The WSJ has an interactive graphic, article, and comment forum here.
This complex subject inspires heated debate in which debators chase red herrings, bring irrelevant topics to the table, and often make poigant comments.
I checked Iowa's unemployment and according to the interactive, the unemployment in Iowa was 6.1%. This is well below the national average. The duration of unemployment seemed to fit historical data to me in which the average spell of unemployment is less than 26 weeks.
When my job becomes obsolete, I am structurally unemployed. When I quit my job to move to a higher paying job or another job, I am frictionally unemployed. When the economy dips into a recession and I lose my job, I am cyclically unemployed. Construction jobs fall into the last category. I believe, that 4% of the 9.2% unemployment rate is made up of thos cyclically unemployed. The remaining 5% in my opinion are structurally unemployed.

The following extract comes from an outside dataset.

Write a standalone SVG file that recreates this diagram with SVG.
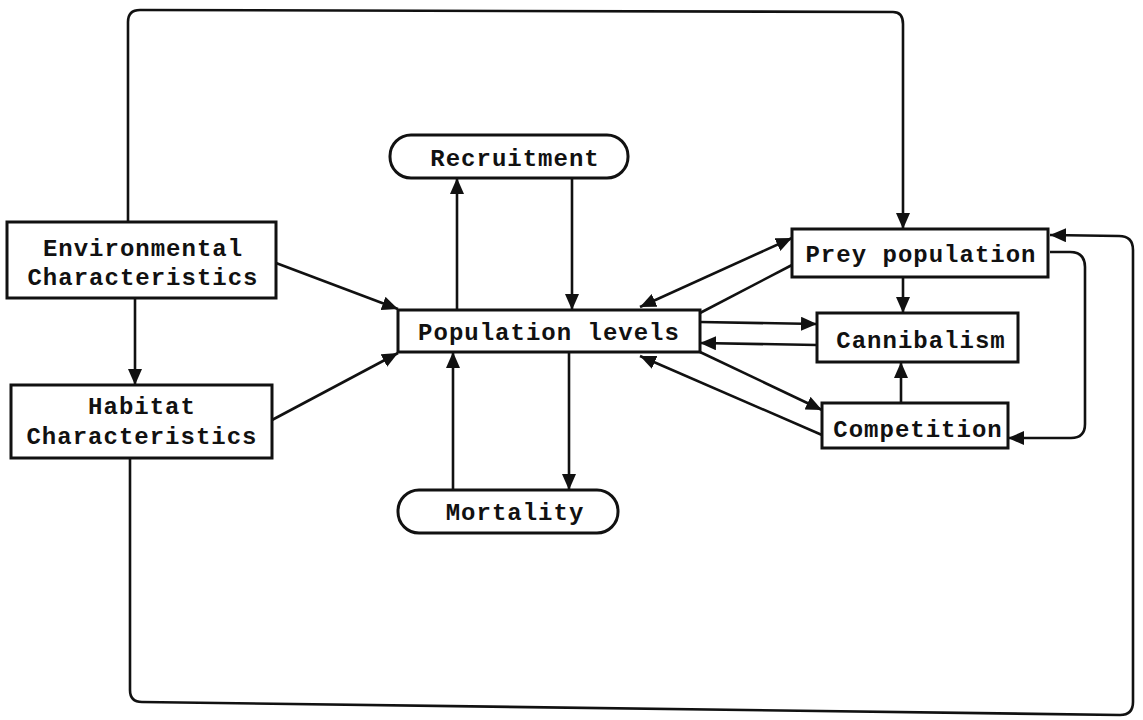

A person whose job becomes obsolete will not return to the workforce. There are exceptions, but this is why the length of long-term unemployment is lasting a year or more. It's not that there are no jobs out there, it's that the skills of the unemployed do not match the skills needed in the workforce. You can blame education for not preparing an agile workforce, you can blame globalization for competition, and you can blame the stimulus package. But not all sectors have high unemployment. Health, business services, and education are booming. The workforce has to match what goods are being demanded.
The workers are losing bargaining power too the longer they are unemployed. They lose skills too. The psychic costs are huge. Unemployment for those actively seeking employment is horrible.